| Work to complete |
Write the data below out exactly as it stands. Do not include the pictures.

| Information provided |
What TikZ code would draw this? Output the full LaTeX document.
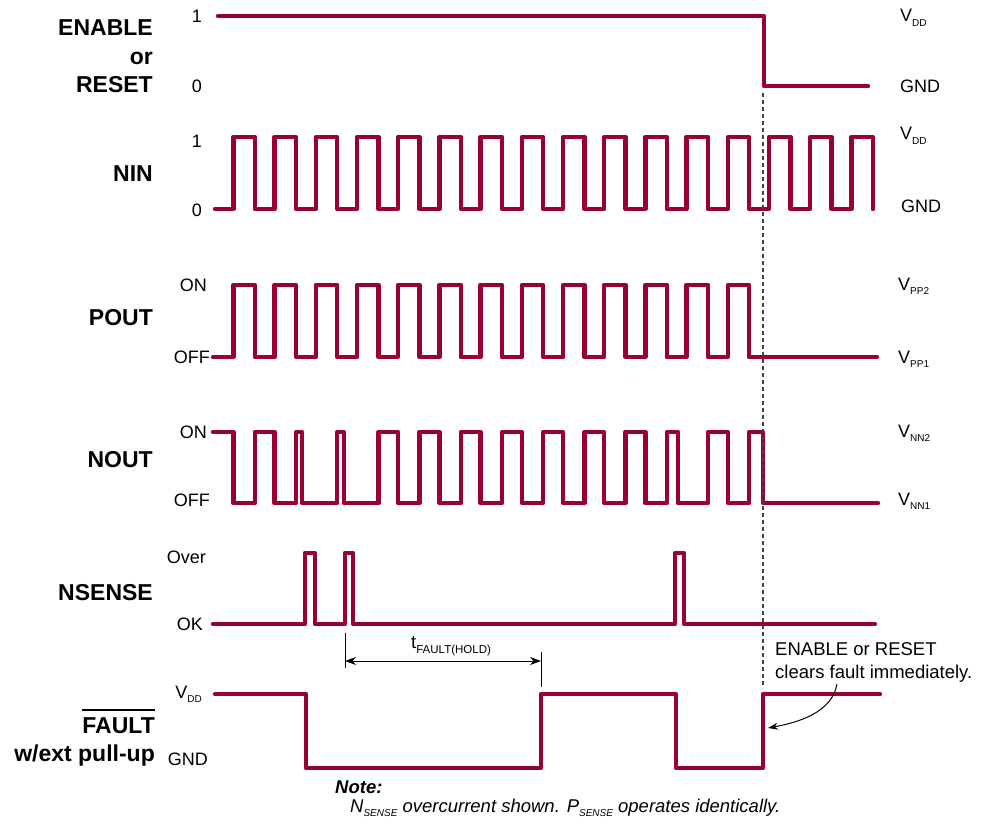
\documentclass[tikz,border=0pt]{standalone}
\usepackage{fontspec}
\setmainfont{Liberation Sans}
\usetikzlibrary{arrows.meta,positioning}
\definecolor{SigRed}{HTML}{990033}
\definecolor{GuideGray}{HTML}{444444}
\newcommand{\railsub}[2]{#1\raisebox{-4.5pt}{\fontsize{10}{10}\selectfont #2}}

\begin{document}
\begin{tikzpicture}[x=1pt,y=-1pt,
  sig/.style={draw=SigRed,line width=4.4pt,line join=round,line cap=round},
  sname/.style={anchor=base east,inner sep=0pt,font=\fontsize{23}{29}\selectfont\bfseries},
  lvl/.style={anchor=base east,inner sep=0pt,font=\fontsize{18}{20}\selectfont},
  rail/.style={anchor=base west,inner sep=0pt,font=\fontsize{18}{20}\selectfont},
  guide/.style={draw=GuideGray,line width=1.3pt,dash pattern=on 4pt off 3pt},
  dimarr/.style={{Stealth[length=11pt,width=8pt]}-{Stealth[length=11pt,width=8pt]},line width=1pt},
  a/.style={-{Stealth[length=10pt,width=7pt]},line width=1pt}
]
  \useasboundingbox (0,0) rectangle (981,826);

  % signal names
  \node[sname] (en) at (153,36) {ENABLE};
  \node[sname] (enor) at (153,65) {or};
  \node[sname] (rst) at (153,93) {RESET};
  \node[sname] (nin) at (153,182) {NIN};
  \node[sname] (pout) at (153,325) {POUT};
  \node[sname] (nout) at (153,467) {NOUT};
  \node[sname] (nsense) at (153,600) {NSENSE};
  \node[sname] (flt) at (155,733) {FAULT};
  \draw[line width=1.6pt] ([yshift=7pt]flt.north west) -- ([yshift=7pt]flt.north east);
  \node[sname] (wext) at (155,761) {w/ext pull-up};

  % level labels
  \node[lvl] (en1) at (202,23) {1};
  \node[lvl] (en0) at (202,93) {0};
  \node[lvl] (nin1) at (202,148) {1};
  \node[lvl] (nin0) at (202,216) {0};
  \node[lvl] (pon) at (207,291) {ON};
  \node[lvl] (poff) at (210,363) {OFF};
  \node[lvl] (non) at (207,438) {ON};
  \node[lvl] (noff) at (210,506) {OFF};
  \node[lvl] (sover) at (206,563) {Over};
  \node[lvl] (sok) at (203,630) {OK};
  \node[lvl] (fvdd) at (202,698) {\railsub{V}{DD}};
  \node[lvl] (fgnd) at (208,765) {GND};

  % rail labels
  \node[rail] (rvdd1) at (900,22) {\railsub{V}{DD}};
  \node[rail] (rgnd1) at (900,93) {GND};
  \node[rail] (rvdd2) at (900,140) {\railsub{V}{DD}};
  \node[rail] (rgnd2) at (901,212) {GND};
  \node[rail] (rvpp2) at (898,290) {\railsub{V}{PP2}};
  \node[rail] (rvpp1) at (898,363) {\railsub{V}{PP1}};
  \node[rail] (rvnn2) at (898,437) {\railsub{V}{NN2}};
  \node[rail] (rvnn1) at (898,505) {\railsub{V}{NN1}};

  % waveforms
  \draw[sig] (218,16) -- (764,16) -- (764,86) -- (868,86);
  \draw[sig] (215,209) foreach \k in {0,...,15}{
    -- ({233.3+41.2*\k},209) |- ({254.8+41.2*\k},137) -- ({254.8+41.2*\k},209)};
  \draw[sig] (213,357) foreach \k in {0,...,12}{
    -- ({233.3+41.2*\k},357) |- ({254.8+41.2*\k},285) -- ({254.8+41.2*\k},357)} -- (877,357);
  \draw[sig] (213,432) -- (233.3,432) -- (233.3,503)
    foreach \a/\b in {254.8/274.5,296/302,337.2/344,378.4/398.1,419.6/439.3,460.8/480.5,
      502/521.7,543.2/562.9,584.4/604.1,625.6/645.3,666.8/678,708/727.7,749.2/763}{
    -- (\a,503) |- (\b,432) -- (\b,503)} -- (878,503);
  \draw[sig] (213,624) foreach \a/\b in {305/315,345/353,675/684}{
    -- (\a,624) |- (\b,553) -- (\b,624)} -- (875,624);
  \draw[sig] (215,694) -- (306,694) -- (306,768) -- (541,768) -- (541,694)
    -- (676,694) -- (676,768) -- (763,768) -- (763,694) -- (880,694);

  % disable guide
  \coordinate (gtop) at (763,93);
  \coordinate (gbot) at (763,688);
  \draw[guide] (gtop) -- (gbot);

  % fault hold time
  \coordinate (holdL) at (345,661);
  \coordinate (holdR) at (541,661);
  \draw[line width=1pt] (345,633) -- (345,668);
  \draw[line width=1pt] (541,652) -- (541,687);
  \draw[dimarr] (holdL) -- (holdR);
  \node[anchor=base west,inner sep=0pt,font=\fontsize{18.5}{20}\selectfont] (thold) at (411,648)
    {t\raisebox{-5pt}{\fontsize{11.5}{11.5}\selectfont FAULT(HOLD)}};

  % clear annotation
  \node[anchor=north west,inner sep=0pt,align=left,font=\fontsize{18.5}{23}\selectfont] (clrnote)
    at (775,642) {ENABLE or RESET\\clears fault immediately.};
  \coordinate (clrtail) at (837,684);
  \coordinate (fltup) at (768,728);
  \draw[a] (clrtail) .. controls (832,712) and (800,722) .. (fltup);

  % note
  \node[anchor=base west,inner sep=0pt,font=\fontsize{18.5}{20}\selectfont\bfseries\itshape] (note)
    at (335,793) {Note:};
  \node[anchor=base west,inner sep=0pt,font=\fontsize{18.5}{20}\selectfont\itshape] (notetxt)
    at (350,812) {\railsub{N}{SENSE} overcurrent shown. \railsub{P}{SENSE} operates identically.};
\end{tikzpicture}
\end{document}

| Completed exercise |
What TikZ code would draw this? Output the full LaTeX document.
\documentclass[tikz,border=0pt]{standalone}
\usepackage{fontspec}
\setmainfont{Liberation Sans}
\usetikzlibrary{arrows.meta,positioning}
\definecolor{SigRed}{HTML}{990033}
\definecolor{GuideGray}{HTML}{444444}
\newcommand{\railsub}[2]{#1\raisebox{-4.5pt}{\fontsize{10}{10}\selectfont #2}}

\begin{document}
\begin{tikzpicture}[x=1pt,y=-1pt,
  sig/.style={draw=SigRed,line width=4.4pt,line join=round,line cap=round},
  sname/.style={anchor=base east,inner sep=0pt,font=\fontsize{23}{29}\selectfont\bfseries},
  lvl/.style={anchor=base east,inner sep=0pt,font=\fontsize{18}{20}\selectfont},
  rail/.style={anchor=base west,inner sep=0pt,font=\fontsize{18}{20}\selectfont},
  guide/.style={draw=GuideGray,line width=1.3pt,dash pattern=on 4pt off 3pt},
  dimarr/.style={{Stealth[length=11pt,width=8pt]}-{Stealth[length=11pt,width=8pt]},line width=1pt},
  a/.style={-{Stealth[length=10pt,width=7pt]},line width=1pt}
]
  \useasboundingbox (0,0) rectangle (981,826);

  % signal names
  \node[sname] (en) at (153,36) {ENABLE};
  \node[sname] (enor) at (153,65) {or};
  \node[sname] (rst) at (153,93) {RESET};
  \node[sname] (nin) at (153,182) {NIN};
  \node[sname] (pout) at (153,325) {POUT};
  \node[sname] (nout) at (153,467) {NOUT};
  \node[sname] (nsense) at (153,600) {NSENSE};
  \node[sname] (flt) at (155,733) {FAULT};
  \draw[line width=1.6pt] ([yshift=7pt]flt.north west) -- ([yshift=7pt]flt.north east);
  \node[sname] (wext) at (155,761) {w/ext pull-up};

  % level labels
  \node[lvl] (en1) at (202,23) {1};
  \node[lvl] (en0) at (202,93) {0};
  \node[lvl] (nin1) at (202,148) {1};
  \node[lvl] (nin0) at (202,216) {0};
  \node[lvl] (pon) at (207,291) {ON};
  \node[lvl] (poff) at (210,363) {OFF};
  \node[lvl] (non) at (207,438) {ON};
  \node[lvl] (noff) at (210,506) {OFF};
  \node[lvl] (sover) at (206,563) {Over};
  \node[lvl] (sok) at (203,630) {OK};
  \node[lvl] (fvdd) at (202,698) {\railsub{V}{DD}};
  \node[lvl] (fgnd) at (208,765) {GND};

  % rail labels
  \node[rail] (rvdd1) at (900,22) {\railsub{V}{DD}};
  \node[rail] (rgnd1) at (900,93) {GND};
  \node[rail] (rvdd2) at (900,140) {\railsub{V}{DD}};
  \node[rail] (rgnd2) at (901,212) {GND};
  \node[rail] (rvpp2) at (898,290) {\railsub{V}{PP2}};
  \node[rail] (rvpp1) at (898,363) {\railsub{V}{PP1}};
  \node[rail] (rvnn2) at (898,437) {\railsub{V}{NN2}};
  \node[rail] (rvnn1) at (898,505) {\railsub{V}{NN1}};

  % waveforms
  \draw[sig] (218,16) -- (764,16) -- (764,86) -- (868,86);
  \draw[sig] (215,209) foreach \k in {0,...,15}{
    -- ({233.3+41.2*\k},209) |- ({254.8+41.2*\k},137) -- ({254.8+41.2*\k},209)};
  \draw[sig] (213,357) foreach \k in {0,...,12}{
    -- ({233.3+41.2*\k},357) |- ({254.8+41.2*\k},285) -- ({254.8+41.2*\k},357)} -- (877,357);
  \draw[sig] (213,432) -- (233.3,432) -- (233.3,503)
    foreach \a/\b in {254.8/274.5,296/302,337.2/344,378.4/398.1,419.6/439.3,460.8/480.5,
      502/521.7,543.2/562.9,584.4/604.1,625.6/645.3,666.8/678,708/727.7,749.2/763}{
    -- (\a,503) |- (\b,432) -- (\b,503)} -- (878,503);
  \draw[sig] (213,624) foreach \a/\b in {305/315,345/353,675/684}{
    -- (\a,624) |- (\b,553) -- (\b,624)} -- (875,624);
  \draw[sig] (215,694) -- (306,694) -- (306,768) -- (541,768) -- (541,694)
    -- (676,694) -- (676,768) -- (763,768) -- (763,694) -- (880,694);

  % disable guide
  \coordinate (gtop) at (763,93);
  \coordinate (gbot) at (763,688);
  \draw[guide] (gtop) -- (gbot);

  % fault hold time
  \coordinate (holdL) at (345,661);
  \coordinate (holdR) at (541,661);
  \draw[line width=1pt] (345,633) -- (345,668);
  \draw[line width=1pt] (541,652) -- (541,687);
  \draw[dimarr] (holdL) -- (holdR);
  \node[anchor=base west,inner sep=0pt,font=\fontsize{18.5}{20}\selectfont] (thold) at (411,648)
    {t\raisebox{-5pt}{\fontsize{11.5}{11.5}\selectfont FAULT(HOLD)}};

  % clear annotation
  \node[anchor=north west,inner sep=0pt,align=left,font=\fontsize{18.5}{23}\selectfont] (clrnote)
    at (775,642) {ENABLE or RESET\\clears fault immediately.};
  \coordinate (clrtail) at (837,684);
  \coordinate (fltup) at (768,728);
  \draw[a] (clrtail) .. controls (832,712) and (800,722) .. (fltup);

  % note
  \node[anchor=base west,inner sep=0pt,font=\fontsize{18.5}{20}\selectfont\bfseries\itshape] (note)
    at (335,793) {Note:};
  \node[anchor=base west,inner sep=0pt,font=\fontsize{18.5}{20}\selectfont\itshape] (notetxt)
    at (350,812) {\railsub{N}{SENSE} overcurrent shown. \railsub{P}{SENSE} operates identically.};
\end{tikzpicture}
\end{document}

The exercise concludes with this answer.